▶ **DATASET EXTRACT**
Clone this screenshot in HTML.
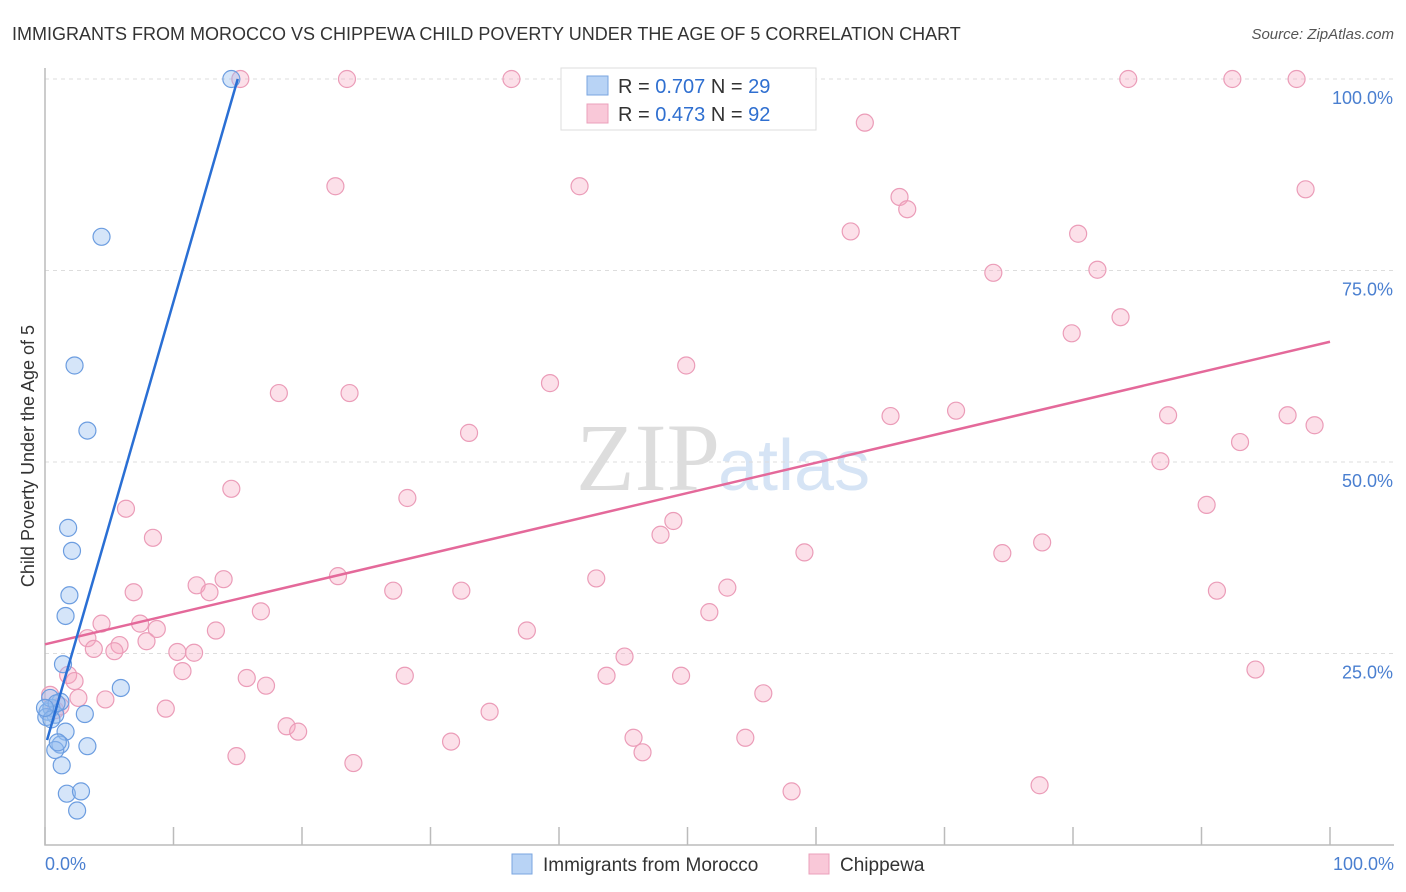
<!DOCTYPE html>
<html><head><meta charset="utf-8"><style>
body{margin:0;background:#fff;font-family:"Liberation Sans",sans-serif}
svg{display:block}
</style></head><body>
<svg id="c" width="1406" height="892">
<text x="12" y="40" font-size="18" fill="#333">IMMIGRANTS FROM MOROCCO VS CHIPPEWA CHILD POVERTY UNDER THE AGE OF 5 CORRELATION CHART</text>
<text x="1394" y="39" font-size="15" fill="#555" font-style="italic" text-anchor="end">Source: ZipAtlas.com</text>
<text x="720" y="490" font-size="96" fill="#ddd" text-anchor="end" font-family="Liberation Serif">ZIP</text>
<text x="718" y="490" font-size="72" fill="#d6e4f5">atlas</text>
<g id="grid"></g><g id="marks"></g>
<text transform="translate(34,456) rotate(-90)" font-size="18" fill="#333" text-anchor="middle">Child Poverty Under the Age of 5</text>
<text x="45" y="870" font-size="18" fill="#4a7fd0">0.0%</text>
<text x="1394" y="870" font-size="18" fill="#4a7fd0" text-anchor="end">100.0%</text>
<g>
<rect x="561" y="68" width="255" height="62" fill="#fff" stroke="#ddd"/>
<rect x="587" y="76" width="21" height="19" fill="#b8d3f5" stroke="#7aa6e0"/>
<rect x="587" y="104" width="21" height="19" fill="#f9c8d8" stroke="#eba0bb"/>
<text x="618" y="93" font-size="20" fill="#333">R = <tspan fill="#2f6fd0">0.707</tspan>   N = <tspan fill="#2f6fd0">29</tspan></text>
<text x="618" y="121" font-size="20" fill="#333">R = <tspan fill="#2f6fd0">0.473</tspan>   N = <tspan fill="#2f6fd0">92</tspan></text>
</g>
<g>
<rect x="512" y="854" width="20" height="20" fill="#b8d3f5" stroke="#7aa6e0"/>
<text x="543" y="871" font-size="19" fill="#333">Immigrants from Morocco</text>
<rect x="809" y="854" width="20" height="20" fill="#f9c8d8" stroke="#eba0bb"/>
<text x="840" y="871" font-size="19" fill="#333">Chippewa</text>
</g>
</svg>
<script>
const yTicks=[25,50,75,100];
const yTickLabels=["25.0%","50.0%","75.0%","100.0%"];
const xTicks=[0,10,20,30,40,50,60,70,80,90,100];
const blueX=[14.5,4.4,2.3,3.3,1.8,2.1,1.9,1.6,1.4,5.9,1.2,0.2,0.5,0.8,3.1,1.6,1.2,3.3,0.8,1.3,1.7,2.8,2.5,0.4,0.9,0.1,0.5,1.0,0.0];
const blueY=[100,79.4,62.6,54.1,41.4,38.4,32.6,29.9,23.6,20.5,18.7,17.4,17.9,17.0,17.1,14.8,13.1,12.9,12.4,10.4,6.7,7.0,4.5,19.2,18.5,16.7,16.4,13.4,17.9];
const pinkX=[15.2,23.5,36.3,84.3,92.4,97.4,63.8,22.6,41.6,98.1,66.5,67.1,62.7,80.4,73.8,81.9,79.9,83.7,49.9,39.3,18.2,23.7,65.8,70.9,87.4,96.7,98.8,93.0,33.0,86.8,14.5,28.2,90.4,6.3,48.9,47.9,8.4,59.1,74.5,77.6,13.9,22.8,42.9,11.8,6.9,12.8,27.1,32.4,53.1,91.2,16.8,51.7,4.4,7.4,8.7,13.3,37.5,3.3,7.9,5.8,3.8,5.4,10.3,11.6,45.1,1.8,10.7,94.2,2.3,15.7,17.2,28.0,43.7,49.5,4.7,2.6,55.9,9.4,34.6,18.8,19.7,45.8,54.5,31.6,14.9,46.5,24.0,58.1,77.4,0.4,0.8,1.2];
const pinkY=[100,100,100,100,100,100,94.3,86.0,86.0,85.6,84.6,83.0,80.1,79.8,74.7,75.1,66.8,68.9,62.6,60.3,59.0,59.0,56.0,56.7,56.1,56.1,54.8,52.6,53.8,50.1,46.5,45.3,44.4,43.9,42.3,40.5,40.1,38.2,38.1,39.5,34.7,35.1,34.8,33.9,33.0,33.0,33.2,33.2,33.6,33.2,30.5,30.4,28.9,28.9,28.2,28.0,28.0,27.0,26.6,26.1,25.6,25.3,25.2,25.1,24.6,22.2,22.7,22.9,21.4,21.8,20.8,22.1,22.1,22.1,19.0,19.2,19.8,17.8,17.4,15.5,14.8,14.0,14.0,13.5,11.6,12.1,10.7,7.0,7.8,19.6,17.6,18.1];
const blueTrend=[[0.16,13.7],[15,100]];
const pinkTrend=[[0,26.2],[100,65.7]];
const X=v=>45+v*12.85, Y=v=>845-v*7.66;
const NS="http://www.w3.org/2000/svg";
const grid=document.getElementById('grid'), marks=document.getElementById('marks');
function mk(tag,attrs,parent){const e=document.createElementNS(NS,tag);for(const k in attrs)e.setAttribute(k,attrs[k]);parent.appendChild(e);return e;}
yTicks.forEach((t,i)=>{
 const l=mk('line',{x1:45,x2:1394,y1:Y(t),y2:Y(t),stroke:'#ddd','stroke-dasharray':'4,4'},grid);
 
 
 const tx=mk('text',{x:1393,y:Y(t)+25,'font-size':18,fill:'#4a7fd0','text-anchor':'end'},grid);
 tx.textContent=yTickLabels[i];
 
 
});
const ax=mk('path',{d:'M45 68V845H1394',fill:'none',stroke:'#bbb','stroke-width':1.5},grid);


xTicks.forEach(t=>{
 const l=mk('line',{x1:X(t),x2:X(t),y1:827,y2:845,stroke:'#bbb','stroke-width':1.5},grid);
 
 
});
pinkX.forEach((x,i)=>{
 const c=mk('circle',{cx:X(x),cy:Y(pinkY[i]),r:8.5,fill:'rgba(245,165,192,0.35)',stroke:'#eb9cb8','stroke-width':1.2},marks);
 
 
});
blueX.forEach((x,i)=>{
 const c=mk('circle',{cx:X(x),cy:Y(blueY[i]),r:8.5,fill:'rgba(150,190,240,0.4)',stroke:'#6c9de0','stroke-width':1.2},marks);
 
 
});
const pl=mk('line',{x1:X(pinkTrend[0][0]),y1:Y(pinkTrend[0][1]),x2:X(pinkTrend[1][0]),y2:Y(pinkTrend[1][1]),stroke:'#e4699a','stroke-width':2.5},marks);


const bl=mk('line',{x1:X(blueTrend[0][0]),y1:Y(blueTrend[0][1]),x2:X(blueTrend[1][0]),y2:Y(blueTrend[1][1]),stroke:'#2a6fd4','stroke-width':2.5},marks);


</script>
</body></html>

▶ **WHAT YOU HAVE TO DO**
Without the pictures, retype the whole of the material above exactly.

▶ **THE REPLY**
Clone this screenshot in HTML.
<!DOCTYPE html>
<html><head><meta charset="utf-8"><style>
body{margin:0;background:#fff;font-family:"Liberation Sans",sans-serif}
svg{display:block}
</style></head><body>
<svg id="c" width="1406" height="892">
<text x="12" y="40" font-size="18" fill="#333">IMMIGRANTS FROM MOROCCO VS CHIPPEWA CHILD POVERTY UNDER THE AGE OF 5 CORRELATION CHART</text>
<text x="1394" y="39" font-size="15" fill="#555" font-style="italic" text-anchor="end">Source: ZipAtlas.com</text>
<text x="720" y="490" font-size="96" fill="#ddd" text-anchor="end" font-family="Liberation Serif">ZIP</text>
<text x="718" y="490" font-size="72" fill="#d6e4f5">atlas</text>
<g id="grid"></g><g id="marks"></g>
<text transform="translate(34,456) rotate(-90)" font-size="18" fill="#333" text-anchor="middle">Child Poverty Under the Age of 5</text>
<text x="45" y="870" font-size="18" fill="#4a7fd0">0.0%</text>
<text x="1394" y="870" font-size="18" fill="#4a7fd0" text-anchor="end">100.0%</text>
<g>
<rect x="561" y="68" width="255" height="62" fill="#fff" stroke="#ddd"/>
<rect x="587" y="76" width="21" height="19" fill="#b8d3f5" stroke="#7aa6e0"/>
<rect x="587" y="104" width="21" height="19" fill="#f9c8d8" stroke="#eba0bb"/>
<text x="618" y="93" font-size="20" fill="#333">R = <tspan fill="#2f6fd0">0.707</tspan>   N = <tspan fill="#2f6fd0">29</tspan></text>
<text x="618" y="121" font-size="20" fill="#333">R = <tspan fill="#2f6fd0">0.473</tspan>   N = <tspan fill="#2f6fd0">92</tspan></text>
</g>
<g>
<rect x="512" y="854" width="20" height="20" fill="#b8d3f5" stroke="#7aa6e0"/>
<text x="543" y="871" font-size="19" fill="#333">Immigrants from Morocco</text>
<rect x="809" y="854" width="20" height="20" fill="#f9c8d8" stroke="#eba0bb"/>
<text x="840" y="871" font-size="19" fill="#333">Chippewa</text>
</g>
</svg>
<script>
const yTicks=[25,50,75,100];
const yTickLabels=["25.0%","50.0%","75.0%","100.0%"];
const xTicks=[0,10,20,30,40,50,60,70,80,90,100];
const blueX=[14.5,4.4,2.3,3.3,1.8,2.1,1.9,1.6,1.4,5.9,1.2,0.2,0.5,0.8,3.1,1.6,1.2,3.3,0.8,1.3,1.7,2.8,2.5,0.4,0.9,0.1,0.5,1.0,0.0];
const blueY=[100,79.4,62.6,54.1,41.4,38.4,32.6,29.9,23.6,20.5,18.7,17.4,17.9,17.0,17.1,14.8,13.1,12.9,12.4,10.4,6.7,7.0,4.5,19.2,18.5,16.7,16.4,13.4,17.9];
const pinkX=[15.2,23.5,36.3,84.3,92.4,97.4,63.8,22.6,41.6,98.1,66.5,67.1,62.7,80.4,73.8,81.9,79.9,83.7,49.9,39.3,18.2,23.7,65.8,70.9,87.4,96.7,98.8,93.0,33.0,86.8,14.5,28.2,90.4,6.3,48.9,47.9,8.4,59.1,74.5,77.6,13.9,22.8,42.9,11.8,6.9,12.8,27.1,32.4,53.1,91.2,16.8,51.7,4.4,7.4,8.7,13.3,37.5,3.3,7.9,5.8,3.8,5.4,10.3,11.6,45.1,1.8,10.7,94.2,2.3,15.7,17.2,28.0,43.7,49.5,4.7,2.6,55.9,9.4,34.6,18.8,19.7,45.8,54.5,31.6,14.9,46.5,24.0,58.1,77.4,0.4,0.8,1.2];
const pinkY=[100,100,100,100,100,100,94.3,86.0,86.0,85.6,84.6,83.0,80.1,79.8,74.7,75.1,66.8,68.9,62.6,60.3,59.0,59.0,56.0,56.7,56.1,56.1,54.8,52.6,53.8,50.1,46.5,45.3,44.4,43.9,42.3,40.5,40.1,38.2,38.1,39.5,34.7,35.1,34.8,33.9,33.0,33.0,33.2,33.2,33.6,33.2,30.5,30.4,28.9,28.9,28.2,28.0,28.0,27.0,26.6,26.1,25.6,25.3,25.2,25.1,24.6,22.2,22.7,22.9,21.4,21.8,20.8,22.1,22.1,22.1,19.0,19.2,19.8,17.8,17.4,15.5,14.8,14.0,14.0,13.5,11.6,12.1,10.7,7.0,7.8,19.6,17.6,18.1];
const blueTrend=[[0.16,13.7],[15,100]];
const pinkTrend=[[0,26.2],[100,65.7]];
const X=v=>45+v*12.85, Y=v=>845-v*7.66;
const NS="http://www.w3.org/2000/svg";
const grid=document.getElementById('grid'), marks=document.getElementById('marks');
function mk(tag,attrs,parent){const e=document.createElementNS(NS,tag);for(const k in attrs)e.setAttribute(k,attrs[k]);parent.appendChild(e);return e;}
yTicks.forEach((t,i)=>{
 const l=mk('line',{x1:45,x2:1394,y1:Y(t),y2:Y(t),stroke:'#ddd','stroke-dasharray':'4,4'},grid);
 
 
 const tx=mk('text',{x:1393,y:Y(t)+25,'font-size':18,fill:'#4a7fd0','text-anchor':'end'},grid);
 tx.textContent=yTickLabels[i];
 
 
});
const ax=mk('path',{d:'M45 68V845H1394',fill:'none',stroke:'#bbb','stroke-width':1.5},grid);


xTicks.forEach(t=>{
 const l=mk('line',{x1:X(t),x2:X(t),y1:827,y2:845,stroke:'#bbb','stroke-width':1.5},grid);
 
 
});
pinkX.forEach((x,i)=>{
 const c=mk('circle',{cx:X(x),cy:Y(pinkY[i]),r:8.5,fill:'rgba(245,165,192,0.35)',stroke:'#eb9cb8','stroke-width':1.2},marks);
 
 
});
blueX.forEach((x,i)=>{
 const c=mk('circle',{cx:X(x),cy:Y(blueY[i]),r:8.5,fill:'rgba(150,190,240,0.4)',stroke:'#6c9de0','stroke-width':1.2},marks);
 
 
});
const pl=mk('line',{x1:X(pinkTrend[0][0]),y1:Y(pinkTrend[0][1]),x2:X(pinkTrend[1][0]),y2:Y(pinkTrend[1][1]),stroke:'#e4699a','stroke-width':2.5},marks);


const bl=mk('line',{x1:X(blueTrend[0][0]),y1:Y(blueTrend[0][1]),x2:X(blueTrend[1][0]),y2:Y(blueTrend[1][1]),stroke:'#2a6fd4','stroke-width':2.5},marks);


</script>
</body></html>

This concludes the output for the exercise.